Keempat, saksi Nazarudin sendiri dalam sidang perkara Angelina Sondakh tersebut ketika ditanya hakim: uang itu diserahkan kepada siapa di KPK, saksi Nazarudin menjawab dengan tegas tidak mengetahui.

Itu artinya keterangan saksi Nazarudin itu hanya berdasarkan pendapat, isi pikiran atau rekaannya. Dengan kata lain, saksi Nazarudin tidak benar-benar tahu apakah benar ada penyerahan uang tersebut ke KPK.

Oleh karena itu, secara hukum, berdasarkan KUHAP dan Yurisprudensi MA, hakim biasanya terikat kewajiban untuk mengesampingkan atau mengabaikan keterangan yang hanya berisi pendapat, opini, isi pikiran atau rekaan.

Mengapa? Sebab kalau menyampaikan keterangan hanya berdasarkan yang ia dengar dari orang, maka informasi itu bisa dilebih-lebihkan atau ditambah-tambahkan. Akibatnya, keaslian informasi jadi hilang.

Kata orang bijak, kalau titip uang maka jumlah uang akan berkurang saat sampai di tangan penerima. Sebaliknya kalau titip pesan atau informasi maka pesan atau informasi yang sampai ke penerima akan semakin bertambah banyak bahkan berlebihan.

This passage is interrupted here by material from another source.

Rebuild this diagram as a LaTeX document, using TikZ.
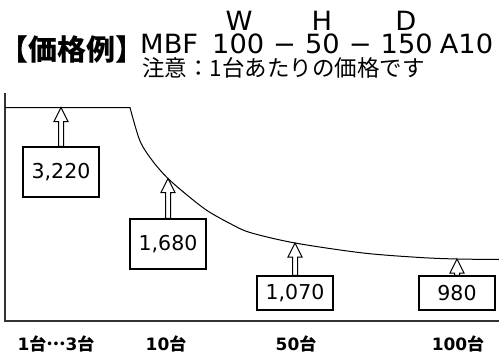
\documentclass[tikz,border=0pt]{standalone}
\usepackage{fontspec}
\setmainfont{DejaVu Sans}
\newfontfamily\jp{Noto Sans CJK JP}
\newfontfamily\wide{DejaVu Sans}[FakeStretch=1.03]
\usetikzlibrary{calc}

\newcommand\dai{{\jp 台}}
\tikzset{
  axis/.style={line width=1.4pt, draw=black!80},
  curve/.style={line width=1pt},
  pricebox/.style={draw, line width=1.2pt, minimum width=76pt, inner sep=0pt, font=\fontsize{20.5}{20.5}\selectfont},
  hollow/.style={draw, fill=white, line width=1pt, line join=miter},
  qty/.style={inner sep=0pt, font=\bfseries\fontsize{17}{17}\selectfont},
  head/.style={inner sep=0pt, font=\wide\fontsize{26.5}{26.5}\selectfont},
}
\newcommand\pricearrow[2]{%
  \draw[hollow] let \p1=(#1), \p2=(#2.north) in
    (\x1,\y1) -- (\x1+7pt,\y1-14pt) -- (\x1+2.5pt,\y1-14pt) -- (\x1+2.5pt,\y2)
    -- (\x1-2.5pt,\y2) -- (\x1-2.5pt,\y1-14pt) -- (\x1-7pt,\y1-14pt) -- cycle;}

\begin{document}
\begin{tikzpicture}[x=1pt,y=-1pt]
\useasboundingbox (0,0) rectangle (499,356);

\node[inner sep=0pt, anchor=west, font=\jp\bfseries\fontsize{29}{29}\selectfont] (title) at (-1,49) {【価格例】};
\node[head] (lblW) at (239,21) {W};
\node[head] (lblH) at (322,21) {H};
\node[head] (lblD) at (406,21) {D};
\node[head, anchor=west] (model) at (140,44) {MBF\hspace{14pt}100\hspace{9pt}−\hspace{9pt}50\hspace{9pt}−\hspace{9pt}150\hspace{7pt}A10};
\node[inner sep=0pt, anchor=west, font=\jp\fontsize{22.5}{22.5}\selectfont] (note) at (142,68) {注意：1台あたりの価格です};

\coordinate (top) at (5,93);
\coordinate (origin) at (5,321);
\coordinate (right) at (499,321);
\draw[axis] (top) -- (origin) -- (right);

\coordinate (knee) at (130,107.5);
\coordinate (tip3220) at (61,107.5);
\coordinate (tip1680) at (168,178.5);
\coordinate (tip1070) at (295,243);
\coordinate (tip980) at (457,259);
\draw[curve] (5,107.5) -- (knee) -- plot[smooth] coordinates {(130,107.5) (140,141) (153,161.5) (168,178.5) (187,195) (207,210.5) (230,223.5) (250,232.5) (295,243) (363,253) (420,257.5) (457,259) (499,259.5)};

\node[pricebox, minimum height=50pt] (p3220) at (tip3220 |- 0,172) {3,220};
\node[pricebox, minimum height=50pt] (p1680) at (tip1680 |- 0,244) {1,680};
\node[pricebox, minimum height=34pt] (p1070) at (tip1070 |- 0,293) {1,070};
\node[pricebox, minimum height=34pt] (p980) at (tip980 |- 0,293) {980};

\pricearrow{tip3220}{p3220}
\pricearrow{tip1680}{p1680}
\pricearrow{tip1070}{p1070}
\pricearrow{tip980}{p980}

\node[qty] (q1) at (56,343.5) {1\dai\raisebox{0.28em}{\jp …}3\dai};
\node[qty] (q10) at (166,343.5) {10\dai};
\node[qty] (q50) at (296,343.5) {50\dai};
\node[qty] (q100) at (458,343.5) {100\dai};
\end{tikzpicture}
\end{document}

Contoh konkret, dalam persidangan perkara Angelina Sondakh ini, saksi Nazarudin hanya menyebutkan angka uang Rp 2 Milyar. Bukan Rp 3 Milyar seperti dalam berita-berita di media massa dan medsos itu.

Tambahan Rp 1 Milyar itu berasal dari wartawan yang menulis berita itu. Apakah dengan menambahkan angka uang Rp 1 Milyar itu maka berita menjadi lebih sensasional?

Atau sekedar untuk membenarkan adagium: kalau menitip pesan maka isi pesan semakin bertambah banyak di tangan penerima?

Hindari Virus Gosip

Kaum bijak biasanya sudah memberikan pedoman dalam menyampaikan informasi ke ruang publik, yaitu tidak boleh berbohong dan tidak boleh mendaku kebenaran.

Kebohongan adalah cara memanipulasi kebenaran melalui serangkaian virus gosip yang harus kita lawan bersama agar tidak mengotori ruang publik kita.

Caranya menyaring virus gosip yang perlu diperhatikan adalah: (a) benar: kita harus meneliti apakah gosip itu benar; (b) baik: kita harus meneliti apakah baik kita memposting atau menyebarkan gosip itu; dan (c) perlu: apakah gosif itu perlu disampaikan kepada orang banyak.

Dalam menghadapi gosip, Filsuf Sokrates menasehati: “Jika yang akan kamu katakan itu (baca: gosip) dirasa tidak benar, tidak baik dan tidak perlu, maka buang sajalah (gosip) itu (Pius Pandor, 2014:37).

Di samping itu, hindari pendakuan kebenaran. Menganggap diri bahwa pendiriannya yang paling benar, padahal di balik itu tersembunyi kepentingan (conflict of interest), motivasi opportunistik pragmatis atau bahkan ilusi.

Untuk bisa benar-benar mengabdi pada kebenaran dan akhirnya menjadi bijak dalam menafsirkan berita, maka kita pertama-tama harus mengabaikan kepentingan diri dan kelompok yang opportunistik pragmatis, agar fajar kebenaran terbit di ruang publik. Semoga!